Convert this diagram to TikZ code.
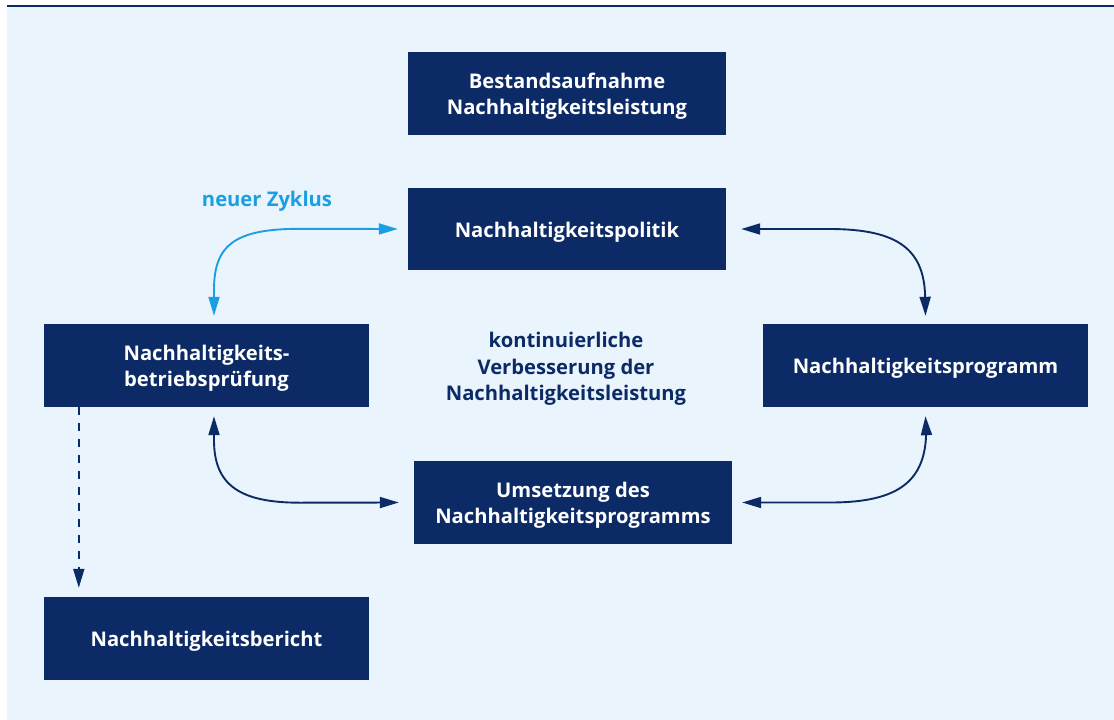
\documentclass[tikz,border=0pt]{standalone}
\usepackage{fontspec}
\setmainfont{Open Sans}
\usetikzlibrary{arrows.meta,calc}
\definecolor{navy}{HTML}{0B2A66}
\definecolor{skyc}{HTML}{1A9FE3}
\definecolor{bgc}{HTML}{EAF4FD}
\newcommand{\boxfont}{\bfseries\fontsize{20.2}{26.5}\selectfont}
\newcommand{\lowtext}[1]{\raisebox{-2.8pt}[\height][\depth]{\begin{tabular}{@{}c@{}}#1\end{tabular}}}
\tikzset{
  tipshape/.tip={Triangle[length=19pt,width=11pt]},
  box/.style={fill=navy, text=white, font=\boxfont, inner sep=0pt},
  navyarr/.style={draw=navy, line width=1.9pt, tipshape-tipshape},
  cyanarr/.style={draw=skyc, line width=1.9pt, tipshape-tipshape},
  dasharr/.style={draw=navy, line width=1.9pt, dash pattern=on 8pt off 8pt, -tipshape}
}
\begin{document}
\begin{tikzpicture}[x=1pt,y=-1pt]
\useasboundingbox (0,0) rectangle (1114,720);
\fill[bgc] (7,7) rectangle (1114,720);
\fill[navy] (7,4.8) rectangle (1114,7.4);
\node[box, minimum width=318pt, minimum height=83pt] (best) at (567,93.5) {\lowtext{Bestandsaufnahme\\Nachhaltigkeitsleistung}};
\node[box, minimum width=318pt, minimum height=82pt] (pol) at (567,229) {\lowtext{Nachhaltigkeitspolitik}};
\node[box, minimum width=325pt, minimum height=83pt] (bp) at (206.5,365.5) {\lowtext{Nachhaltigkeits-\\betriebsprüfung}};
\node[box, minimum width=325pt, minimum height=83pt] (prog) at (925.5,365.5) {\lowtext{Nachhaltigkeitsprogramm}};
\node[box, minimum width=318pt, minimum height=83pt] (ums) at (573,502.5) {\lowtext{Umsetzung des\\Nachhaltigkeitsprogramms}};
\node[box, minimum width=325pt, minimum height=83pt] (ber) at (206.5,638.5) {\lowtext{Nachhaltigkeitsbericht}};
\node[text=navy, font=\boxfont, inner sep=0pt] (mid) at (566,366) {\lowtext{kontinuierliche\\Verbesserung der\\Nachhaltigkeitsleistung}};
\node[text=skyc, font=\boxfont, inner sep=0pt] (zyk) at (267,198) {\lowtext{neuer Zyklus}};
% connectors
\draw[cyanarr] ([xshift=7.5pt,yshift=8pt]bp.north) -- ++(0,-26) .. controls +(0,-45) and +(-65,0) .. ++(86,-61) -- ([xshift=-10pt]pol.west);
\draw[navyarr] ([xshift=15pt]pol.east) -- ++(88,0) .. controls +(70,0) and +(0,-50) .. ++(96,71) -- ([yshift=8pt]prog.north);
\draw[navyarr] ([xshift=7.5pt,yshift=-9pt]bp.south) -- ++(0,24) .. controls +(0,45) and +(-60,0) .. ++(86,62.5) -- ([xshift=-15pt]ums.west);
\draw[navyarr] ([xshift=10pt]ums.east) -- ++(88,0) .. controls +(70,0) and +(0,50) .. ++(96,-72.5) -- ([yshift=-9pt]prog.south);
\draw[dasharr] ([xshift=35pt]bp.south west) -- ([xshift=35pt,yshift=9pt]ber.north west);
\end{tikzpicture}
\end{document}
-.-.-
Quote in full the listing given above; the images are to be left out.

Convert this diagram to TikZ code.
\documentclass[tikz,border=0pt]{standalone}
\usepackage{fontspec}
\setmainfont{Open Sans}
\usetikzlibrary{arrows.meta,calc}
\definecolor{navy}{HTML}{0B2A66}
\definecolor{skyc}{HTML}{1A9FE3}
\definecolor{bgc}{HTML}{EAF4FD}
\newcommand{\boxfont}{\bfseries\fontsize{20.2}{26.5}\selectfont}
\newcommand{\lowtext}[1]{\raisebox{-2.8pt}[\height][\depth]{\begin{tabular}{@{}c@{}}#1\end{tabular}}}
\tikzset{
  tipshape/.tip={Triangle[length=19pt,width=11pt]},
  box/.style={fill=navy, text=white, font=\boxfont, inner sep=0pt},
  navyarr/.style={draw=navy, line width=1.9pt, tipshape-tipshape},
  cyanarr/.style={draw=skyc, line width=1.9pt, tipshape-tipshape},
  dasharr/.style={draw=navy, line width=1.9pt, dash pattern=on 8pt off 8pt, -tipshape}
}
\begin{document}
\begin{tikzpicture}[x=1pt,y=-1pt]
\useasboundingbox (0,0) rectangle (1114,720);
\fill[bgc] (7,7) rectangle (1114,720);
\fill[navy] (7,4.8) rectangle (1114,7.4);
\node[box, minimum width=318pt, minimum height=83pt] (best) at (567,93.5) {\lowtext{Bestandsaufnahme\\Nachhaltigkeitsleistung}};
\node[box, minimum width=318pt, minimum height=82pt] (pol) at (567,229) {\lowtext{Nachhaltigkeitspolitik}};
\node[box, minimum width=325pt, minimum height=83pt] (bp) at (206.5,365.5) {\lowtext{Nachhaltigkeits-\\betriebsprüfung}};
\node[box, minimum width=325pt, minimum height=83pt] (prog) at (925.5,365.5) {\lowtext{Nachhaltigkeitsprogramm}};
\node[box, minimum width=318pt, minimum height=83pt] (ums) at (573,502.5) {\lowtext{Umsetzung des\\Nachhaltigkeitsprogramms}};
\node[box, minimum width=325pt, minimum height=83pt] (ber) at (206.5,638.5) {\lowtext{Nachhaltigkeitsbericht}};
\node[text=navy, font=\boxfont, inner sep=0pt] (mid) at (566,366) {\lowtext{kontinuierliche\\Verbesserung der\\Nachhaltigkeitsleistung}};
\node[text=skyc, font=\boxfont, inner sep=0pt] (zyk) at (267,198) {\lowtext{neuer Zyklus}};
% connectors
\draw[cyanarr] ([xshift=7.5pt,yshift=8pt]bp.north) -- ++(0,-26) .. controls +(0,-45) and +(-65,0) .. ++(86,-61) -- ([xshift=-10pt]pol.west);
\draw[navyarr] ([xshift=15pt]pol.east) -- ++(88,0) .. controls +(70,0) and +(0,-50) .. ++(96,71) -- ([yshift=8pt]prog.north);
\draw[navyarr] ([xshift=7.5pt,yshift=-9pt]bp.south) -- ++(0,24) .. controls +(0,45) and +(-60,0) .. ++(86,62.5) -- ([xshift=-15pt]ums.west);
\draw[navyarr] ([xshift=10pt]ums.east) -- ++(88,0) .. controls +(70,0) and +(0,50) .. ++(96,-72.5) -- ([yshift=-9pt]prog.south);
\draw[dasharr] ([xshift=35pt]bp.south west) -- ([xshift=35pt,yshift=9pt]ber.north west);
\end{tikzpicture}
\end{document}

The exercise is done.